Caravaggio Found In A French Attic?

It could turn out to be an Italian Renaissance masterpiece by one of history’s greatest painters; yet the mysterious 400-year-old canvas was only found by accident when the owners of a house near Toulouse went to fix a leak in the ceiling. The large, remarkably well-preserved canvas of the beheading of the general Holofernes by Judith, from the apocryphal Book of Judith, was painted between 1600 and 1610, specialists estimate. And many experts believe it could be a work by the Milan-born master, Caravaggio. Labelled the Caravaggio in the attic, France has put an export ban on the painting to stop it leaving the country while investigations are carried out.

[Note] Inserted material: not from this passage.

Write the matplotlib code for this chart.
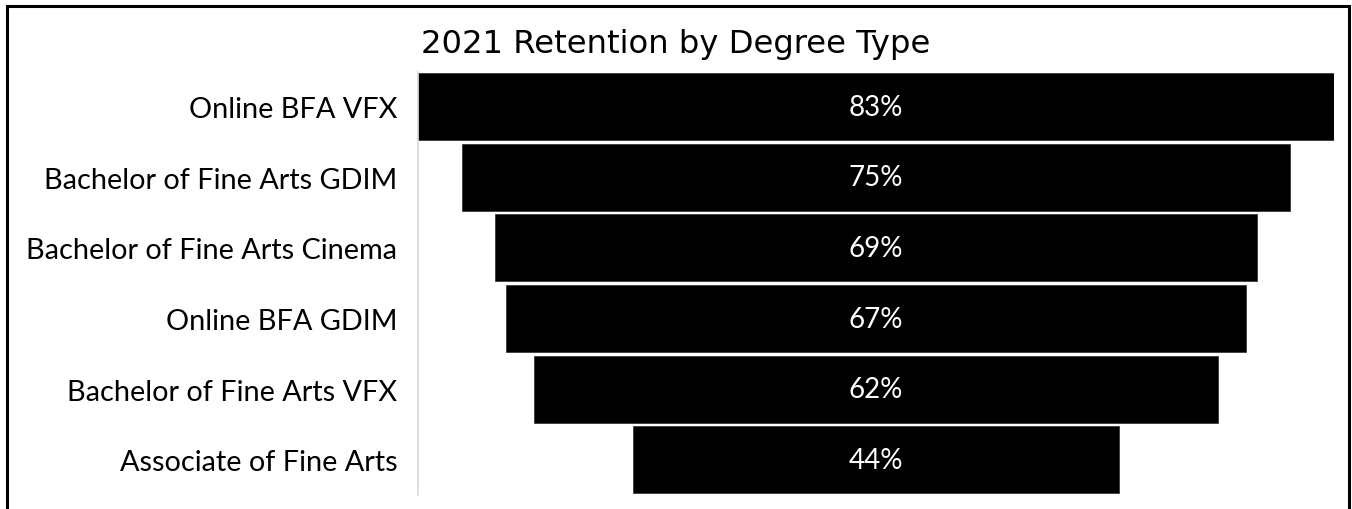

Speaking to reporters, the painting expert Eric Turquin said it could be worth as much as $110 million, describing the work as having “the light, the energy, typical of Caravaggio, without mistakes, done with a sure hand and a pictorial style that makes it authentic.” While other specialists have questioned its provenance, Turquin got the backing of a top Caravaggio expert, Nicola Spinoza, former director of the Naples museum. In an expert assessment seen by Agence France-Presse, Spinoza wrote: “One has to recognise the canvas in question as a true original of the Lombard master, almost certainly identifiable, even if we do not have any tangible or irrefutable proof.” Turquin said there will never be a consensus about the name of the artist.